戦地で命を懸けて戦う弟を案じた姉の心を詠んでいますが、戦争を非難するその思想は国賊的であるとして、当時大きな論争を巻き起こしました。詩人・評論家である大町桂月(おおまちけいげつ)は、『太陽』の誌上で与謝野晶子を批判しています。当時は、国民が国のために命を懸けることが当然の時代でした。

それに対し与謝野晶子は、「歌(詩)は歌である、誠の心をうたいたい。誠の心をうたわない歌に、何の値打ちがあるのか」という旨を述べて反論しています。与謝野晶子の家には彼女を批判する者からの投石などもあったといわれていますが、彼女はそれでも迎合せず、自らの主張を曲げない強い心を持った人だったと考えられます。

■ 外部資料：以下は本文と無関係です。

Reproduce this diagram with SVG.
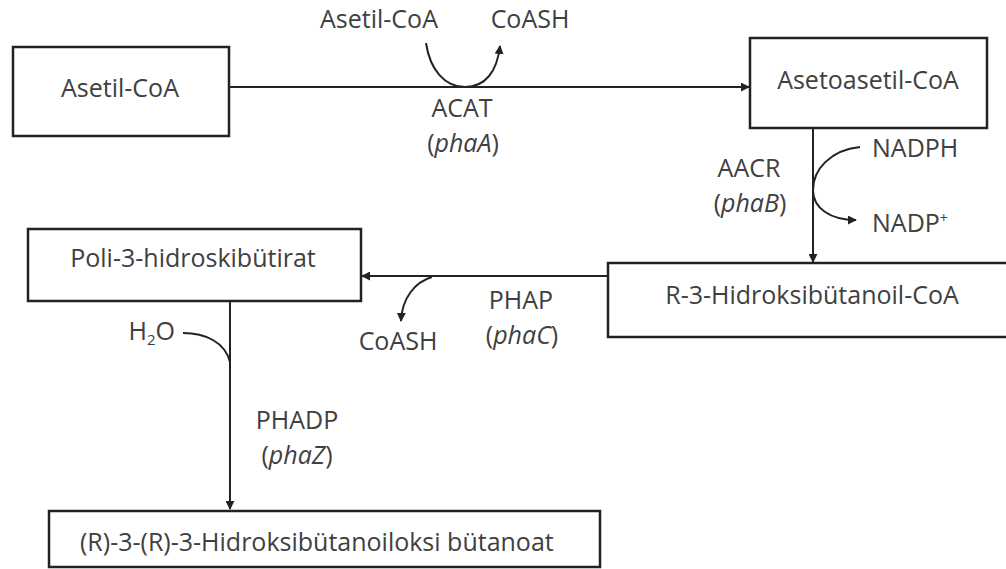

なお「君死にたまふことなかれ」は、『恋衣』(1905年、山川登美子・増田雅子との共著)や『晶子詩篇全集(しへんぜんしゅう)』(1929年)に収録されています。

作者である与謝野晶子とは

「君死にたまふことなかれ」の作者である与謝野晶子は、浪漫主義の詩人として有名で、1878年(明治11年)に大阪・堺に生まれ、1942年(昭和17年)に亡くなりました。

堺の菓子商の三女として生まれた与謝野晶子は、子どもの頃から店を手伝いつつ古典や歴史書に親しんでいたそうです。女学校を卒業後は詩歌を発表し、師であり夫となる与謝野鉄幹との恋情の中で生み出された処女歌集『みだれ髪』(1901年)は、文壇の注目を浴びました。

与謝野晶子の激しく情熱的で官能的、そして奔放な作風は、文芸界、そして女性史の新たな扉を開いたと言えるでしょう。

さらに与謝野晶子は、当時女性の地位が低かった中で、女性解放や女性の自立のために意見を述べ、精力的に活動しました。1921年(大正10年)には、自由主義的な教育方針を重視し、中学部では日本初の男女共学校である文化学院の創立に参画。初代学監に就任しています。

また与謝野晶子は『源氏物語』や『和泉式部日記』の現代語訳を残すなど、古典研究にも大きな影響を残しています。

「君死にたまふことなかれ」は、与謝野晶子が愛する弟に詠んだ魂の反戦詩

「君死にたまふことなかれ」は、与謝野晶子が戦地に赴いた弟に向けてうたった詩です。

この詩が詠まれたのは実は120年も前になりますが、その不安や苦しみ、悲しさ、憤りなど、さまざまな思いが現代の私たちにも伝わってきます。

与謝野晶子がこの詩を通して伝えたかったことや平和の尊さを、皆がそれぞれ、自分なりに考えてみることが大切なのかもしれません。